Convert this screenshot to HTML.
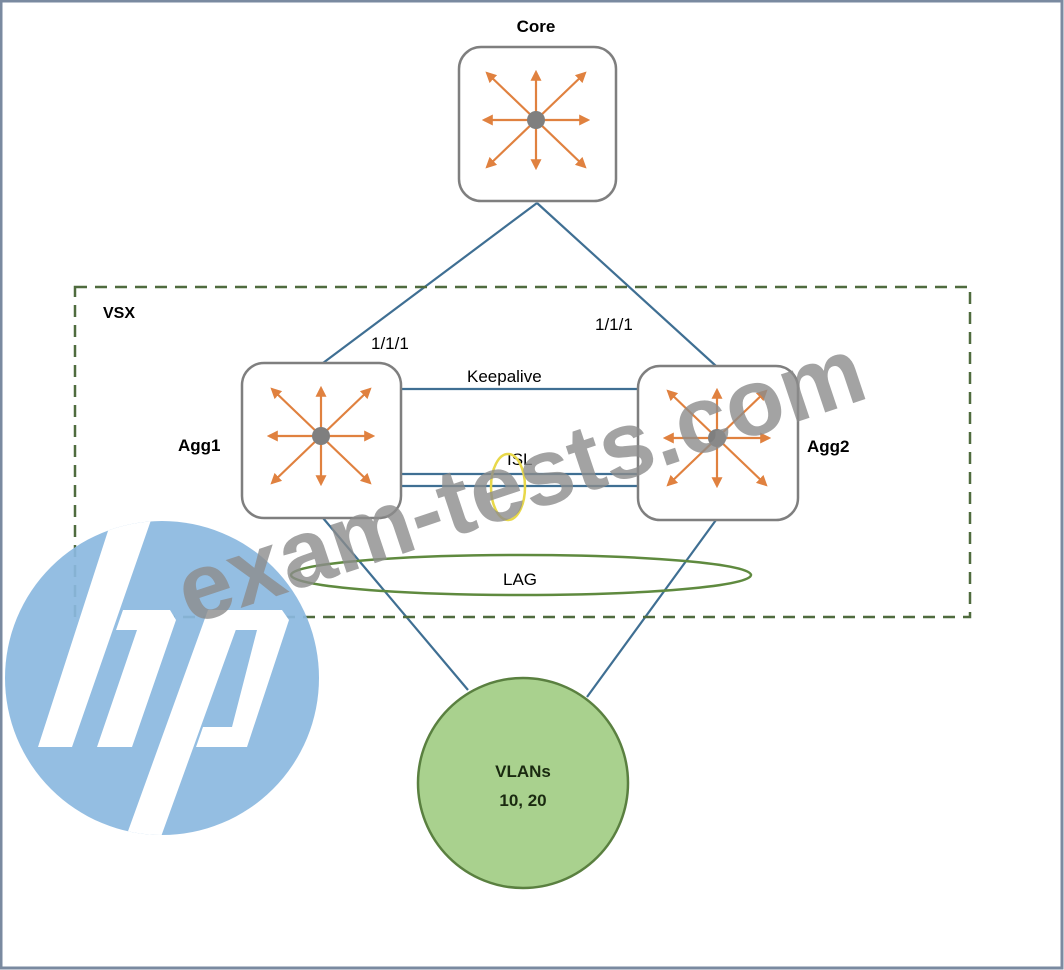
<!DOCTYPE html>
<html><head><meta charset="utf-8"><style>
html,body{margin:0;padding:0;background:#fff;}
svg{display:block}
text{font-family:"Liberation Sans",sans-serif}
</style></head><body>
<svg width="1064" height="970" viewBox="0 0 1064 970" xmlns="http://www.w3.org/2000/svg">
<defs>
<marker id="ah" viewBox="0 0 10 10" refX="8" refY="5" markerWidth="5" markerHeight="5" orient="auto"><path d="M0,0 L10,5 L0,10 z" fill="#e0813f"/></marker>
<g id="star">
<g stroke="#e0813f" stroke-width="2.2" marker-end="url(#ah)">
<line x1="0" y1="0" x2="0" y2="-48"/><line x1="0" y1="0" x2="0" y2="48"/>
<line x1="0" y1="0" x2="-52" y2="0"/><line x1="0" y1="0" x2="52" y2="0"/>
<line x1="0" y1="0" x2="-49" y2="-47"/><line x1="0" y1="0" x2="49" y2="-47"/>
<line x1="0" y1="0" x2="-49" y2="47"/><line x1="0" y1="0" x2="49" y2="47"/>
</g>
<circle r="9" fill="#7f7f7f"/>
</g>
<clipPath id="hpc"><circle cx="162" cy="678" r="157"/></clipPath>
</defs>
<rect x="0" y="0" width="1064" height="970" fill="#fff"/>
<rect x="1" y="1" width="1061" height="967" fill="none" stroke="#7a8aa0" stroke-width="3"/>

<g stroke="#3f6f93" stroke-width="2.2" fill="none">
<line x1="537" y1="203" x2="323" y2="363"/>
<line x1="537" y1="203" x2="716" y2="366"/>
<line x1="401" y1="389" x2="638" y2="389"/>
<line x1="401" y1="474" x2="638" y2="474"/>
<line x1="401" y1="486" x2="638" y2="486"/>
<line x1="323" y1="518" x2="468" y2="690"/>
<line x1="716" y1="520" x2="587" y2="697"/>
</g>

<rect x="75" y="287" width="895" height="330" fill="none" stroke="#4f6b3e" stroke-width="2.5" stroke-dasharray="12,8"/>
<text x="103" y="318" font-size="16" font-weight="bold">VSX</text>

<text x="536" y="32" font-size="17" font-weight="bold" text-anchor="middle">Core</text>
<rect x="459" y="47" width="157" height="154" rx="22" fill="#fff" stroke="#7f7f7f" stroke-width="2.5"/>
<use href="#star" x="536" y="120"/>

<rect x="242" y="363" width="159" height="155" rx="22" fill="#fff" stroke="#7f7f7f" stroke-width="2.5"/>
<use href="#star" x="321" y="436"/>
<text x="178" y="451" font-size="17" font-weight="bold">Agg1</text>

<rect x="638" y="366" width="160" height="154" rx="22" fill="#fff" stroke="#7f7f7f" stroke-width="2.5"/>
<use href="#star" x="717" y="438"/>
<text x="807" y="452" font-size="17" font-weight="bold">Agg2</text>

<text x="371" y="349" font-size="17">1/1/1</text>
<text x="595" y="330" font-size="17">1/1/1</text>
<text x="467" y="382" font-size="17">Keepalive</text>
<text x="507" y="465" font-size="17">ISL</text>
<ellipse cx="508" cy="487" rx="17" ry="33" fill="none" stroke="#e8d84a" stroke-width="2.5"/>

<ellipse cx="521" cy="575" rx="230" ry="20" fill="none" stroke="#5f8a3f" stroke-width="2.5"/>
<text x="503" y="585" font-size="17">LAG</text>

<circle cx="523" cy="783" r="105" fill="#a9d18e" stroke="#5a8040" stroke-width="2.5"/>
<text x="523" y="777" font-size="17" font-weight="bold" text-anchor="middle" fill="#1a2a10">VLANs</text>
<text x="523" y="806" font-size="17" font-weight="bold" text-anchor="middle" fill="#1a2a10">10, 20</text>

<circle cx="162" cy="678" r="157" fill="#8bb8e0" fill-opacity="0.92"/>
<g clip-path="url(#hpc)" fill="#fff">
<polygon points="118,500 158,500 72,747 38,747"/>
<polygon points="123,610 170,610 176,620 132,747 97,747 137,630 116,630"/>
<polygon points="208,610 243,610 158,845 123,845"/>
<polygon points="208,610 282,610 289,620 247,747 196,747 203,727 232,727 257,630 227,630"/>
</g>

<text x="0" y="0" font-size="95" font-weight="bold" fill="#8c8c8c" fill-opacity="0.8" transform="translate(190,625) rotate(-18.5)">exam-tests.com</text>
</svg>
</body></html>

....

__What to produce__.
The listing above must be printed again exactly, minus its pictures.

__Written solution__.
Convert this screenshot to HTML.
<!DOCTYPE html>
<html><head><meta charset="utf-8"><style>
html,body{margin:0;padding:0;background:#fff;}
svg{display:block}
text{font-family:"Liberation Sans",sans-serif}
</style></head><body>
<svg width="1064" height="970" viewBox="0 0 1064 970" xmlns="http://www.w3.org/2000/svg">
<defs>
<marker id="ah" viewBox="0 0 10 10" refX="8" refY="5" markerWidth="5" markerHeight="5" orient="auto"><path d="M0,0 L10,5 L0,10 z" fill="#e0813f"/></marker>
<g id="star">
<g stroke="#e0813f" stroke-width="2.2" marker-end="url(#ah)">
<line x1="0" y1="0" x2="0" y2="-48"/><line x1="0" y1="0" x2="0" y2="48"/>
<line x1="0" y1="0" x2="-52" y2="0"/><line x1="0" y1="0" x2="52" y2="0"/>
<line x1="0" y1="0" x2="-49" y2="-47"/><line x1="0" y1="0" x2="49" y2="-47"/>
<line x1="0" y1="0" x2="-49" y2="47"/><line x1="0" y1="0" x2="49" y2="47"/>
</g>
<circle r="9" fill="#7f7f7f"/>
</g>
<clipPath id="hpc"><circle cx="162" cy="678" r="157"/></clipPath>
</defs>
<rect x="0" y="0" width="1064" height="970" fill="#fff"/>
<rect x="1" y="1" width="1061" height="967" fill="none" stroke="#7a8aa0" stroke-width="3"/>

<g stroke="#3f6f93" stroke-width="2.2" fill="none">
<line x1="537" y1="203" x2="323" y2="363"/>
<line x1="537" y1="203" x2="716" y2="366"/>
<line x1="401" y1="389" x2="638" y2="389"/>
<line x1="401" y1="474" x2="638" y2="474"/>
<line x1="401" y1="486" x2="638" y2="486"/>
<line x1="323" y1="518" x2="468" y2="690"/>
<line x1="716" y1="520" x2="587" y2="697"/>
</g>

<rect x="75" y="287" width="895" height="330" fill="none" stroke="#4f6b3e" stroke-width="2.5" stroke-dasharray="12,8"/>
<text x="103" y="318" font-size="16" font-weight="bold">VSX</text>

<text x="536" y="32" font-size="17" font-weight="bold" text-anchor="middle">Core</text>
<rect x="459" y="47" width="157" height="154" rx="22" fill="#fff" stroke="#7f7f7f" stroke-width="2.5"/>
<use href="#star" x="536" y="120"/>

<rect x="242" y="363" width="159" height="155" rx="22" fill="#fff" stroke="#7f7f7f" stroke-width="2.5"/>
<use href="#star" x="321" y="436"/>
<text x="178" y="451" font-size="17" font-weight="bold">Agg1</text>

<rect x="638" y="366" width="160" height="154" rx="22" fill="#fff" stroke="#7f7f7f" stroke-width="2.5"/>
<use href="#star" x="717" y="438"/>
<text x="807" y="452" font-size="17" font-weight="bold">Agg2</text>

<text x="371" y="349" font-size="17">1/1/1</text>
<text x="595" y="330" font-size="17">1/1/1</text>
<text x="467" y="382" font-size="17">Keepalive</text>
<text x="507" y="465" font-size="17">ISL</text>
<ellipse cx="508" cy="487" rx="17" ry="33" fill="none" stroke="#e8d84a" stroke-width="2.5"/>

<ellipse cx="521" cy="575" rx="230" ry="20" fill="none" stroke="#5f8a3f" stroke-width="2.5"/>
<text x="503" y="585" font-size="17">LAG</text>

<circle cx="523" cy="783" r="105" fill="#a9d18e" stroke="#5a8040" stroke-width="2.5"/>
<text x="523" y="777" font-size="17" font-weight="bold" text-anchor="middle" fill="#1a2a10">VLANs</text>
<text x="523" y="806" font-size="17" font-weight="bold" text-anchor="middle" fill="#1a2a10">10, 20</text>

<circle cx="162" cy="678" r="157" fill="#8bb8e0" fill-opacity="0.92"/>
<g clip-path="url(#hpc)" fill="#fff">
<polygon points="118,500 158,500 72,747 38,747"/>
<polygon points="123,610 170,610 176,620 132,747 97,747 137,630 116,630"/>
<polygon points="208,610 243,610 158,845 123,845"/>
<polygon points="208,610 282,610 289,620 247,747 196,747 203,727 232,727 257,630 227,630"/>
</g>

<text x="0" y="0" font-size="95" font-weight="bold" fill="#8c8c8c" fill-opacity="0.8" transform="translate(190,625) rotate(-18.5)">exam-tests.com</text>
</svg>
</body></html>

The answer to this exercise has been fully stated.